[A block of data]
+ + + + +
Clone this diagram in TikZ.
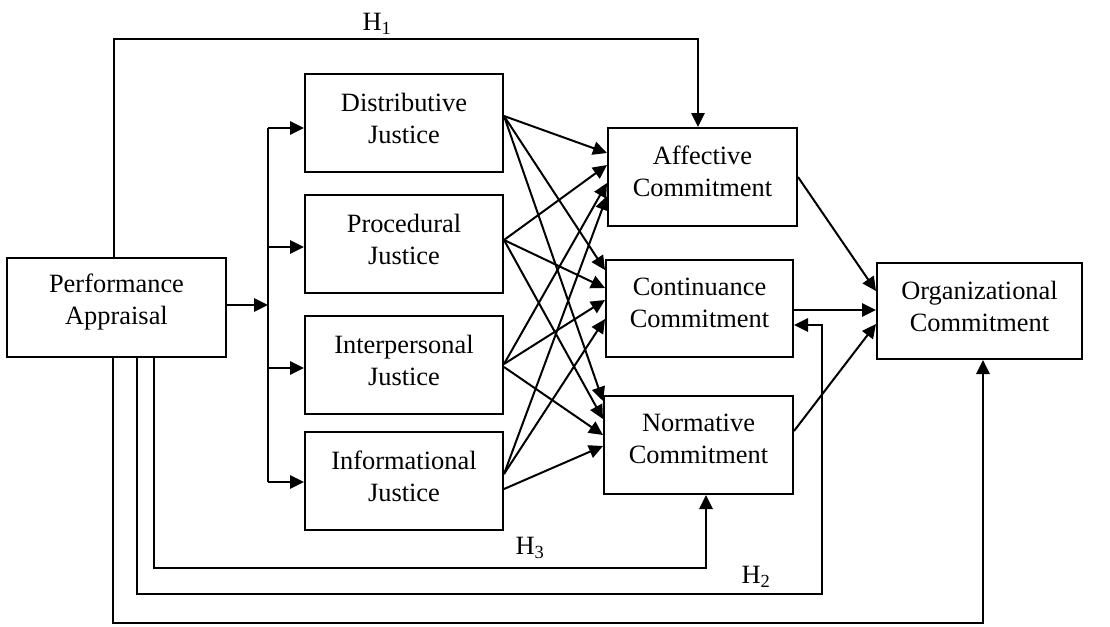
\documentclass[tikz,border=0pt]{standalone}
\usepackage{fontspec}
\setmainfont{Liberation Serif}
\usetikzlibrary{arrows.meta,calc}
\newcommand\pxlen[1]{#1*0.75pt}
\begin{document}
\begin{tikzpicture}[x=0.75pt,y=-0.75pt,
  box/.style={draw, line width=1.5pt, inner sep=0pt},
  txt/.style={align=center, font=\fontsize{19.8pt}{24pt}\selectfont, inner sep=0pt},
  hyp/.style={font=\fontsize{19.8pt}{24pt}\selectfont, inner sep=0pt},
  link/.style={line width=1.5pt},
  arr/.style={link, -{Triangle[length=10.5pt,width=10pt]}}]
\useasboundingbox (0,0) rectangle (1110,626);

% boxes
\node[box, minimum width=\pxlen{219}, minimum height=\pxlen{99}] (pa) at (116.5,307.5) {};
\node[box, minimum width=\pxlen{198}, minimum height=\pxlen{98}] (dist) at (404,123) {};
\node[box, minimum width=\pxlen{198}, minimum height=\pxlen{98}] (proc) at (404,244) {};
\node[box, minimum width=\pxlen{198}, minimum height=\pxlen{98}] (inter) at (404,365) {};
\node[box, minimum width=\pxlen{198}, minimum height=\pxlen{98}] (info) at (404,481) {};
\node[box, minimum width=\pxlen{189}, minimum height=\pxlen{98}] (aff) at (702.5,177) {};
\node[box, minimum width=\pxlen{187}, minimum height=\pxlen{97}] (cont) at (699.5,308.5) {};
\node[box, minimum width=\pxlen{189}, minimum height=\pxlen{98}] (norm) at (698.5,445) {};
\node[box, minimum width=\pxlen{205}, minimum height=\pxlen{96}] (org) at (979.5,311) {};

% box texts
\node[txt] (pa-t) at ($(pa.center)+(0,-5)$) {Performance\\Appraisal};
\node[txt] (dist-t) at ($(dist.center)+(0,-5)$) {Distributive\\Justice};
\node[txt] (proc-t) at ($(proc.center)+(0,-5)$) {Procedural\\Justice};
\node[txt] (inter-t) at ($(inter.center)+(0,-5)$) {Interpersonal\\Justice};
\node[txt] (info-t) at ($(info.center)+(0,-5)$) {Informational\\Justice};
\node[txt] (aff-t) at ($(aff.center)+(0,-6)$) {Affective\\Commitment};
\node[txt] (cont-t) at ($(cont.center)+(0,-6)$) {Continuance\\Commitment};
\node[txt] (norm-t) at ($(norm.center)+(0,-6)$) {Normative\\Commitment};
\node[txt] (org-t) at ($(org.center)+(0,-5)$) {Organizational\\Commitment};

% appraisal to the four justice dimensions
\coordinate (b1) at (268,128);
\coordinate (b2) at (268,247);
\coordinate (b3) at (268,368);
\coordinate (b4) at (268,482);
\coordinate (bm) at (268,305);
\draw[arr] (pa.east |- bm) -- (bm);
\draw[link] (b1) -- (b4);
\draw[arr] (b1) -- (b1 -| dist.west);
\draw[arr] (b2) -- (b2 -| proc.west);
\draw[arr] (b3) -- (b3 -| inter.west);
\draw[arr] (b4) -- (b4 -| info.west);

% justice dimensions to commitment components
\foreach \s/\so/\t/\to in {
  dist/43/aff/26, dist/43/cont/11, dist/43/norm/6,
  proc/46/aff/38, proc/46/cont/29, proc/46/norm/24,
  inter/49/aff/56, inter/49/cont/41, inter/52/norm/40,
  info/43/aff/69, info/43/cont/60, info/58/norm/51}
  \draw[arr] ($(\s.north east)+(0,\so)$) -- ($(\t.north west)+(0,\to)$);

% commitment components to organizational commitment
\draw[arr] (aff.east) -- ($(org.north west)+(0,29)$);
\draw[arr] ($(cont.north east)+(0,51)$) -- ($(org.north west)+(0,48)$);
\draw[arr] ($(norm.north east)+(0,36)$) -- ($(org.north west)+(0,62)$);

% hypothesised direct paths
\coordinate (h1l) at (114,39);
\coordinate (h1r) at (698,39);
\draw[arr] (pa.north -| h1l) -- (h1l) -- (h1r) -- (h1r |- aff.north);
\node[hyp] (h1) at (377,24) {H\textsubscript{1}};

\coordinate (h3l) at (154,568);
\coordinate (h3r) at (706,568);
\draw[arr] (pa.south -| h3l) -- (h3l) -- (h3r) -- (h3r |- norm.south);
\node[hyp] (h3) at (530,548) {H\textsubscript{3}};

\coordinate (h2l) at (137,594);
\coordinate (h2r) at (822,594);
\coordinate (h2t) at (822,325);
\draw[arr] (pa.south -| h2l) -- (h2l) -- (h2r) -- (h2t) -- (h2t -| cont.east);
\node[hyp] (h2) at (756,577) {H\textsubscript{2}};

\coordinate (h4l) at (113,623);
\coordinate (h4r) at (983,623);
\draw[arr] (pa.south -| h4l) -- (h4l) -- (h4r) -- (h4r |- org.south);
\end{tikzpicture}
\end{document}
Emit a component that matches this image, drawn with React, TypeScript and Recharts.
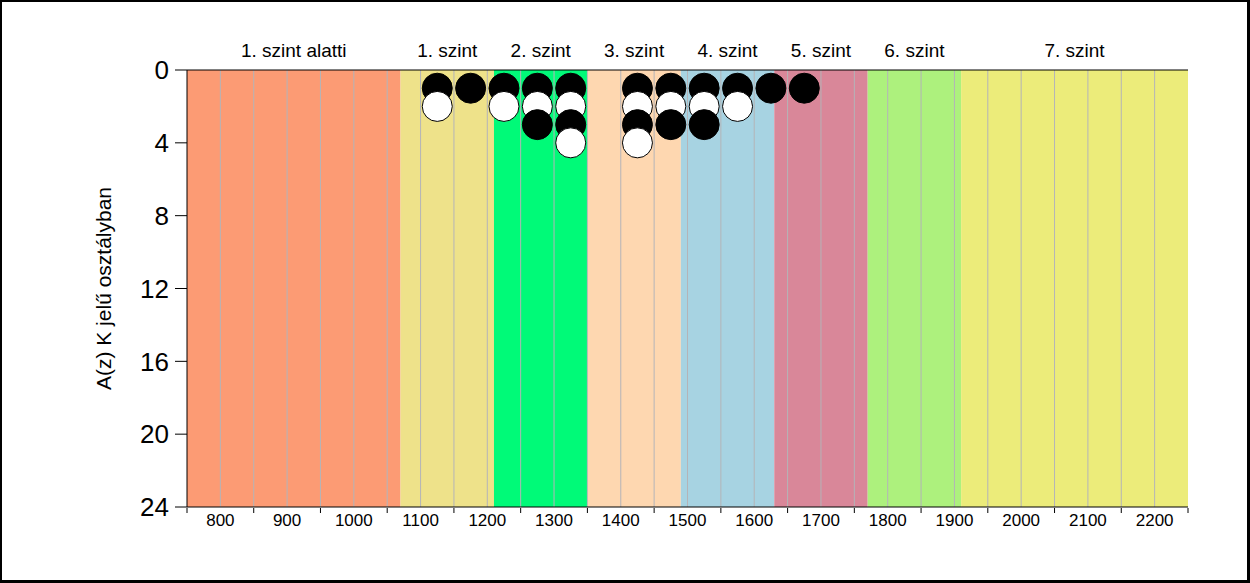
import { ScatterChart, Scatter, XAxis, YAxis, ReferenceArea, ReferenceLine } from "recharts";

// level bands (score ranges)
const bandStarts = [750, 1070, 1210, 1350, 1490, 1630, 1770, 1910];
const bandEnds = [1070, 1210, 1350, 1490, 1630, 1770, 1910, 2250];
const bandLabels = [
    "1. szint alatti",
    "1. szint",
    "2. szint",
    "3. szint",
    "4. szint",
    "5. szint",
    "6. szint",
    "7. szint",
];
const bandColors = ["#FC9B74", "#EEE28A", "#00FA78", "#FED7B0", "#A7D3E2", "#D98799", "#ADF17D", "#ECEC7A"];

const xTicks = [750, 800, 850, 900, 950, 1000, 1050, 1100, 1150, 1200, 1250, 1300, 1350, 1400, 1450, 1500, 1550, 1600, 1650, 1700, 1750, 1800, 1850, 1900, 1950, 2000, 2050, 2100, 2150, 2200, 2250];
const gridTicks = [800, 850, 900, 950, 1000, 1050, 1100, 1150, 1200, 1250, 1300, 1350, 1400, 1450, 1500, 1550, 1600, 1650, 1700, 1750, 1800, 1850, 1900, 1950, 2000, 2050, 2100, 2150, 2200];
const yTicks = [0, 4, 8, 12, 16, 20, 24];

// one dot per student: score bin and its place in the stack
const dotScores = [1125, 1125, 1175, 1225, 1225, 1275, 1275, 1275, 1325, 1325, 1325, 1325, 1425, 1425, 1425, 1425, 1475, 1475, 1475, 1525, 1525, 1525, 1575, 1575, 1625, 1675];
const dotCounts = [1, 2, 1, 1, 2, 1, 2, 3, 1, 2, 3, 4, 1, 2, 3, 4, 1, 2, 3, 1, 2, 3, 1, 2, 1, 1];

const dots = dotScores.map((score, i) => ({ score, count: dotCounts[i] }));

const font = "Arial, 'Liberation Sans', sans-serif";

const Dot = (props: any) => {
    const { cx, cy, payload } = props;
    const fill = payload.count % 2 === 1 ? "#000" : "#fff";
    return <circle cx={cx} cy={cy} r={15} fill={fill} stroke="#000" strokeWidth={1} />;
};

const BottomTick = (props: any) => {
    const { x, y, payload } = props;
    const v = payload.value;
    if (v % 100 === 0) {
        return (
            <text x={x} y={y} dy="0.71em" textAnchor="middle" fontSize={17} fill="#000" fontFamily={font}>
                {v}
            </text>
        );
    }
    return <line x1={x} x2={x} y1={y - 6} y2={y - 1} stroke="#000" />;
};

const NoTick = () => <g />;

const YTitle = (props: any) => {
    const { viewBox } = props;
    const cx = viewBox.x + viewBox.width - 84;
    const cy = viewBox.y + viewBox.height / 2;
    return (
        <text
            x={cx}
            y={cy}
            transform={`rotate(-90, ${cx}, ${cy})`}
            textAnchor="middle"
            dominantBaseline="central"
            fontSize={21}
            fill="#000"
            fontFamily={font}
        >
            A(z) K jelű osztályban
        </text>
    );
};

const App = () => {
    return (
        <div style={{ position: "absolute", left: 0, top: 0, width: 1250, height: 583, background: "#fff", fontFamily: font }}>
            <ScatterChart width={1250} height={583} margin={{ top: 0, right: 62, bottom: 0, left: 0 }}>
                <XAxis
                    dataKey="score"
                    type="number"
                    domain={[750, 2250]}
                    ticks={xTicks}
                    interval={0}
                    height={76}
                    tickLine={false}
                    tickSize={5}
                    tickMargin={2}
                    axisLine={{ stroke: "#000" }}
                    tick={BottomTick}
                />
                <XAxis
                    xAxisId="top"
                    orientation="top"
                    type="number"
                    domain={[750, 2250]}
                    ticks={xTicks}
                    interval={0}
                    height={70}
                    tickSize={7}
                    axisLine={{ stroke: "#000" }}
                    tickLine={{ stroke: "#000" }}
                    tick={NoTick}
                />
                <YAxis
                    dataKey="count"
                    type="number"
                    domain={[0, 24]}
                    reversed
                    ticks={yTicks}
                    interval={0}
                    width={187}
                    tickSize={12}
                    tickMargin={6}
                    axisLine={{ stroke: "#000" }}
                    tickLine={{ stroke: "#000" }}
                    tick={{ fontSize: 26, fill: "#000", fontFamily: font }}
                    label={{ content: YTitle }}
                />
                {bandStarts.map((start, i) => (
                    <ReferenceArea
                        key={bandLabels[i]}
                        x1={start}
                        x2={bandEnds[i]}
                        y1={0}
                        y2={24}
                        fill={bandColors[i]}
                        fillOpacity={1}
                        stroke="none"
                        label={{ value: bandLabels[i], position: "top", offset: 13, fontSize: 19, fill: "#000", fontFamily: font }}
                    />
                ))}
                {gridTicks.map((t) => (
                    <ReferenceLine key={t} x={t} stroke="#b4b4b8" strokeWidth={1} />
                ))}
                <Scatter data={dots} isAnimationActive={false} shape={Dot} />
            </ScatterChart>
            <div
                style={{
                    position: "absolute",
                    left: 0,
                    top: 0,
                    width: 1250,
                    height: 583,
                    boxSizing: "border-box",
                    borderStyle: "solid",
                    borderColor: "#000",
                    borderWidth: "2px 3px 3px 2px",
                    pointerEvents: "none",
                }}
            />
        </div>
    );
};

export default App;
+ + + + +
## Task requirements
Reproduce only the lines from the beginning of the data through the line that contains "(org) at (979.5,311)", both included, and please drop the pictures.

## Result of the exercise
Clone this diagram in TikZ.
\documentclass[tikz,border=0pt]{standalone}
\usepackage{fontspec}
\setmainfont{Liberation Serif}
\usetikzlibrary{arrows.meta,calc}
\newcommand\pxlen[1]{#1*0.75pt}
\begin{document}
\begin{tikzpicture}[x=0.75pt,y=-0.75pt,
  box/.style={draw, line width=1.5pt, inner sep=0pt},
  txt/.style={align=center, font=\fontsize{19.8pt}{24pt}\selectfont, inner sep=0pt},
  hyp/.style={font=\fontsize{19.8pt}{24pt}\selectfont, inner sep=0pt},
  link/.style={line width=1.5pt},
  arr/.style={link, -{Triangle[length=10.5pt,width=10pt]}}]
\useasboundingbox (0,0) rectangle (1110,626);

% boxes
\node[box, minimum width=\pxlen{219}, minimum height=\pxlen{99}] (pa) at (116.5,307.5) {};
\node[box, minimum width=\pxlen{198}, minimum height=\pxlen{98}] (dist) at (404,123) {};
\node[box, minimum width=\pxlen{198}, minimum height=\pxlen{98}] (proc) at (404,244) {};
\node[box, minimum width=\pxlen{198}, minimum height=\pxlen{98}] (inter) at (404,365) {};
\node[box, minimum width=\pxlen{198}, minimum height=\pxlen{98}] (info) at (404,481) {};
\node[box, minimum width=\pxlen{189}, minimum height=\pxlen{98}] (aff) at (702.5,177) {};
\node[box, minimum width=\pxlen{187}, minimum height=\pxlen{97}] (cont) at (699.5,308.5) {};
\node[box, minimum width=\pxlen{189}, minimum height=\pxlen{98}] (norm) at (698.5,445) {};
\node[box, minimum width=\pxlen{205}, minimum height=\pxlen{96}] (org) at (979.5,311) {};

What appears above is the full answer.